▶ _TO DO_
Transcribe all of the material below word for word and leave out its pictures.

▶ _EXERCISE MATERIAL_
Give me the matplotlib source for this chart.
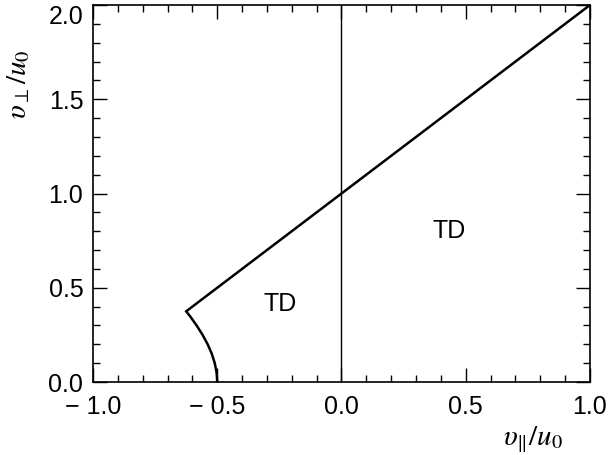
import matplotlib
matplotlib.use('Agg')
from matplotlib import pyplot as plt
from matplotlib.ticker import MultipleLocator

# boundary curve (v_par, v_perp)
arc_x = [-0.5, -0.5025, -0.510, -0.522, -0.5385, -0.559, -0.583, -0.610, -0.625]
arc_y = [0.0, 0.05, 0.10, 0.15, 0.20, 0.25, 0.30, 0.35, 0.375]
# straight branch from the corner to the top right
line_x = [-0.625, 1.0]
line_y = [0.375, 2.0]
# region labels
label_text = ['TD', 'TD']
label_x = [-0.2475, 0.433]
label_y = [0.414, 0.80]

plt.rcParams['mathtext.fontset'] = 'stix'
plt.rcParams['font.family'] = ['Liberation Sans', 'DejaVu Sans']

fig = plt.figure(figsize=(6.09, 4.55), dpi=100)
ax = fig.add_axes([0.1527, 0.1604, 0.8161, 0.8286])

ax.plot(arc_x + line_x[1:], arc_y + line_y[1:], color='black', lw=1.8,
        solid_joinstyle='miter')
ax.axvline(0.0, color='black', lw=1.0)

for t, x, y in zip(label_text, label_x, label_y):
    ax.text(x, y, t, fontsize=18, ha='center', va='center')

ax.set_xlim(-1.0, 1.0)
ax.set_ylim(0.0, 2.0)
ax.xaxis.set_major_locator(MultipleLocator(0.5))
ax.xaxis.set_minor_locator(MultipleLocator(0.1))
ax.yaxis.set_major_locator(MultipleLocator(0.5))
ax.yaxis.set_minor_locator(MultipleLocator(0.1))
ax.xaxis.set_major_formatter(plt.FuncFormatter(lambda v, p: f'{v:.1f}'.replace('-', '\u2212 ')))
ax.yaxis.set_major_formatter(plt.FuncFormatter(lambda v, p: f'{v:.1f}'))
ax.tick_params(which='both', direction='in', top=True, right=True,
               labelsize=18, width=1.0)
ax.tick_params(axis='x', which='major', pad=9)
ax.tick_params(axis='y', which='major', pad=7)
ax.tick_params(which='major', length=10)
ax.tick_params(which='minor', length=5)
for s in ax.spines.values():
    s.set_linewidth(1.2)

ax.set_xlabel(r'$\upsilon_{\Vert}/u_0$', fontsize=21)
ax.xaxis.set_label_coords(0.946, -0.152)
ax.xaxis.label.set_horizontalalignment('right')
ax.xaxis.label.set_verticalalignment('center')
ax.set_ylabel(r'$\upsilon_{\perp}/u_0$', fontsize=21)
ax.yaxis.set_label_coords(-0.151, 0.79)
ax.yaxis.label.set_verticalalignment('center')

# the top y label sits below the axis edge, as in the reference
fig.canvas.draw()
for lab in ax.get_yticklabels():
    if lab.get_text() == '2.0':
        lab.set_verticalalignment('top')

fig.savefig('out.png', dpi=100)
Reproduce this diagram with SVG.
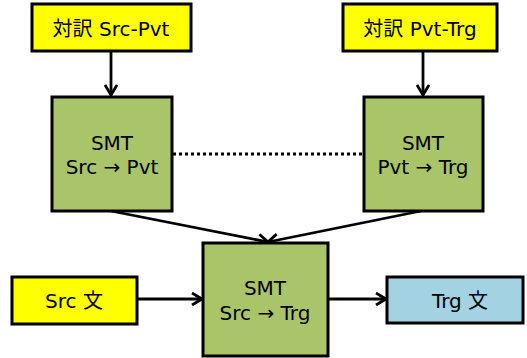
<svg xmlns="http://www.w3.org/2000/svg" width="527" height="358" viewBox="0 0 527 358">
<defs>
<marker id="ah" markerWidth="13" markerHeight="14" refX="11" refY="7" orient="auto" markerUnits="userSpaceOnUse">
<polyline points="1,1 11,7 1,13" fill="none" stroke="#000" stroke-width="2.8"/>
</marker>
<style>
.box{stroke:#000;stroke-width:3}
.y{fill:#FFFF00}
.g{fill:#AAC46A}
.b{fill:#A3D3E3}
text{font-family:"DejaVu Sans","Noto Sans CJK JP",sans-serif;font-size:20px;fill:#000;text-anchor:middle;dominant-baseline:central}
.c{stroke:#000;stroke-width:2.8;fill:none}
</style>
</defs>
<g id="connectors">
<line class="c" x1="111" y1="52" x2="111" y2="95" marker-end="url(#ah)"/>
<line class="c" x1="423" y1="52" x2="423" y2="95" marker-end="url(#ah)"/>
<line x1="173" y1="154" x2="363" y2="154" stroke="#000" stroke-width="3" stroke-dasharray="3,3"/>
<line class="c" x1="111" y1="211" x2="268" y2="242" marker-end="url(#ah)"/>
<line class="c" x1="421" y1="211" x2="268" y2="242" marker-end="url(#ah)"/>
<line class="c" x1="137" y1="299" x2="202" y2="299" marker-end="url(#ah)"/>
<line class="c" x1="328" y1="299" x2="386" y2="299" marker-end="url(#ah)"/>
</g>
<g id="corpus1"><rect class="box y" x="32" y="4" width="159" height="47"/><text x="111" y="29">対訳 Src-Pvt</text></g>
<g id="corpus2"><rect class="box y" x="343" y="4" width="154" height="47"/><text x="420" y="29">対訳 Pvt-Trg</text></g>
<g id="smt1"><rect class="box g" x="52" y="97" width="120" height="114"/><text x="112" y="143">SMT</text><text x="112" y="167">Src → Pvt</text></g>
<g id="smt2"><rect class="box g" x="364" y="97" width="119" height="114"/><text x="423" y="143">SMT</text><text x="423" y="167">Pvt → Trg</text></g>
<g id="smt3"><rect class="box g" x="203" y="243" width="125" height="113"/><text x="265" y="288">SMT</text><text x="265" y="313">Src → Trg</text></g>
<g id="src"><rect class="box y" x="12" y="277" width="125" height="47"/><text x="74" y="301">Src 文</text></g>
<g id="trg"><rect class="box b" x="387" y="277" width="136" height="46"/><text x="460" y="301">Trg 文</text></g>
</svg>
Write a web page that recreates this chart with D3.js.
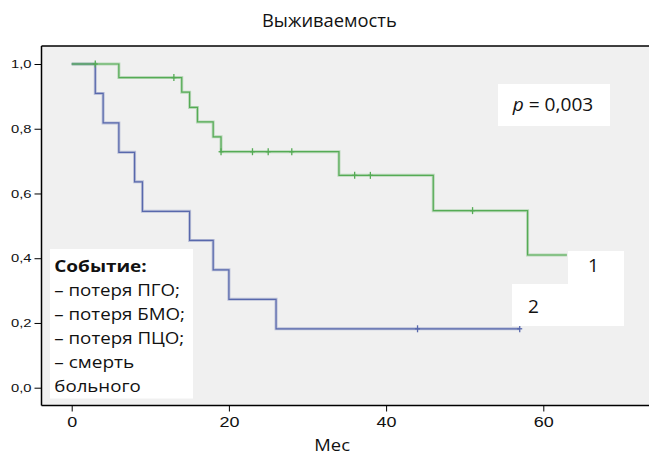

▶ _FULL ANSWER_
Give me the matplotlib source for this chart.
import matplotlib
matplotlib.use('Agg')
from matplotlib import pyplot as plt
from matplotlib.ticker import MultipleLocator

# boundary curve (v_par, v_perp)
arc_x = [-0.5, -0.5025, -0.510, -0.522, -0.5385, -0.559, -0.583, -0.610, -0.625]
arc_y = [0.0, 0.05, 0.10, 0.15, 0.20, 0.25, 0.30, 0.35, 0.375]
# straight branch from the corner to the top right
line_x = [-0.625, 1.0]
line_y = [0.375, 2.0]
# region labels
label_text = ['TD', 'TD']
label_x = [-0.2475, 0.433]
label_y = [0.414, 0.80]

plt.rcParams['mathtext.fontset'] = 'stix'
plt.rcParams['font.family'] = ['Liberation Sans', 'DejaVu Sans']

fig = plt.figure(figsize=(6.09, 4.55), dpi=100)
ax = fig.add_axes([0.1527, 0.1604, 0.8161, 0.8286])

ax.plot(arc_x + line_x[1:], arc_y + line_y[1:], color='black', lw=1.8,
        solid_joinstyle='miter')
ax.axvline(0.0, color='black', lw=1.0)

for t, x, y in zip(label_text, label_x, label_y):
    ax.text(x, y, t, fontsize=18, ha='center', va='center')

ax.set_xlim(-1.0, 1.0)
ax.set_ylim(0.0, 2.0)
ax.xaxis.set_major_locator(MultipleLocator(0.5))
ax.xaxis.set_minor_locator(MultipleLocator(0.1))
ax.yaxis.set_major_locator(MultipleLocator(0.5))
ax.yaxis.set_minor_locator(MultipleLocator(0.1))
ax.xaxis.set_major_formatter(plt.FuncFormatter(lambda v, p: f'{v:.1f}'.replace('-', '\u2212 ')))
ax.yaxis.set_major_formatter(plt.FuncFormatter(lambda v, p: f'{v:.1f}'))
ax.tick_params(which='both', direction='in', top=True, right=True,
               labelsize=18, width=1.0)
ax.tick_params(axis='x', which='major', pad=9)
ax.tick_params(axis='y', which='major', pad=7)
ax.tick_params(which='major', length=10)
ax.tick_params(which='minor', length=5)
for s in ax.spines.values():
    s.set_linewidth(1.2)

ax.set_xlabel(r'$\upsilon_{\Vert}/u_0$', fontsize=21)
ax.xaxis.set_label_coords(0.946, -0.152)
ax.xaxis.label.set_horizontalalignment('right')
ax.xaxis.label.set_verticalalignment('center')
ax.set_ylabel(r'$\upsilon_{\perp}/u_0$', fontsize=21)
ax.yaxis.set_label_coords(-0.151, 0.79)
ax.yaxis.label.set_verticalalignment('center')

# the top y label sits below the axis edge, as in the reference
fig.canvas.draw()
for lab in ax.get_yticklabels():
    if lab.get_text() == '2.0':
        lab.set_verticalalignment('top')

fig.savefig('out.png', dpi=100)
Reproduce this diagram with SVG.
<svg xmlns="http://www.w3.org/2000/svg" width="527" height="358" viewBox="0 0 527 358">
<defs>
<marker id="ah" markerWidth="13" markerHeight="14" refX="11" refY="7" orient="auto" markerUnits="userSpaceOnUse">
<polyline points="1,1 11,7 1,13" fill="none" stroke="#000" stroke-width="2.8"/>
</marker>
<style>
.box{stroke:#000;stroke-width:3}
.y{fill:#FFFF00}
.g{fill:#AAC46A}
.b{fill:#A3D3E3}
text{font-family:"DejaVu Sans","Noto Sans CJK JP",sans-serif;font-size:20px;fill:#000;text-anchor:middle;dominant-baseline:central}
.c{stroke:#000;stroke-width:2.8;fill:none}
</style>
</defs>
<g id="connectors">
<line class="c" x1="111" y1="52" x2="111" y2="95" marker-end="url(#ah)"/>
<line class="c" x1="423" y1="52" x2="423" y2="95" marker-end="url(#ah)"/>
<line x1="173" y1="154" x2="363" y2="154" stroke="#000" stroke-width="3" stroke-dasharray="3,3"/>
<line class="c" x1="111" y1="211" x2="268" y2="242" marker-end="url(#ah)"/>
<line class="c" x1="421" y1="211" x2="268" y2="242" marker-end="url(#ah)"/>
<line class="c" x1="137" y1="299" x2="202" y2="299" marker-end="url(#ah)"/>
<line class="c" x1="328" y1="299" x2="386" y2="299" marker-end="url(#ah)"/>
</g>
<g id="corpus1"><rect class="box y" x="32" y="4" width="159" height="47"/><text x="111" y="29">対訳 Src-Pvt</text></g>
<g id="corpus2"><rect class="box y" x="343" y="4" width="154" height="47"/><text x="420" y="29">対訳 Pvt-Trg</text></g>
<g id="smt1"><rect class="box g" x="52" y="97" width="120" height="114"/><text x="112" y="143">SMT</text><text x="112" y="167">Src → Pvt</text></g>
<g id="smt2"><rect class="box g" x="364" y="97" width="119" height="114"/><text x="423" y="143">SMT</text><text x="423" y="167">Pvt → Trg</text></g>
<g id="smt3"><rect class="box g" x="203" y="243" width="125" height="113"/><text x="265" y="288">SMT</text><text x="265" y="313">Src → Trg</text></g>
<g id="src"><rect class="box y" x="12" y="277" width="125" height="47"/><text x="74" y="301">Src 文</text></g>
<g id="trg"><rect class="box b" x="387" y="277" width="136" height="46"/><text x="460" y="301">Trg 文</text></g>
</svg>
Write a web page that recreates this chart with D3.js.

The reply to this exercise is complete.